Here's the link to the post:
https://www.jgrarchitect.com/2025/09/the-layout-of-italiante-window-pediment.html
Nathan Goodwin, the master carpenter for the reproduction, and I worked out the geometry. We didn't quite agree about the steps. That was interesting but not important. He laid out the curves and created the pediment.
Later Nathan found an article, written c. 1850, by the Episcopal Bishop of Vermont for his clergy, recommended the use of this curved pediment for Vermont parish churches. The Bishop included a drawing of the geometry. It seems unlikely that a church man, even one very well educated, would have designed this. Where had he found it?

Perhaps the Bishop had seen Peter Nicholson's Carpenter's New Guide, 10th Edition, published in Philadelphia in 1830.
Peter Nicholson was a British engineer and scientist. He wrote numerous popular books for master carpenters and builders. To learn more see this post:
https://www.jgrarchitect.com/2016/08/practical-geometry-as-described-by_16.html
The frontispiece of the 10th edition says that the New Guide is "a complete book on lines, for carpentry and joinery, treating fully on Practical Geometry".
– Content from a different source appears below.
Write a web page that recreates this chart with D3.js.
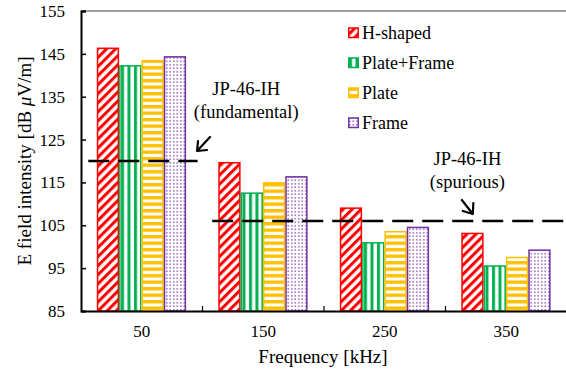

Then after 6 lines describing what the book includes, it say, "THE WHOLE FOUNDED ON TRUE GEOMETRIC PRINCIPLES"
This page is fascinating in itself. It reads like an advertisement for the book. And there are 11 different fonts in several different sizes.
Our pediment is on Plate 10, Page 25. The Plate is described as "The Sections of a Globe....also, the section of any figure standing on an irregular base".
Our diagram is part of Figure 6, in the lower right corner, the geometry used 'To find the Ribs of a Gothic Niche, being the Plan, and No. 1, the Front Elevation" (p.27) The elevation (above) and the plan (below) are in the lower right corner. The 4 diagrams to the left describe how to layout each rib.
Here is a larger image of the niche elevation.
Nathan and I were only laying out a molding to go over windows, not a niche. But the upper diagram is what we 'discovered'.
Here's my rough diagram.
I teach Practical Geometry but I am still an apprentice compared to Nicholson's mastery.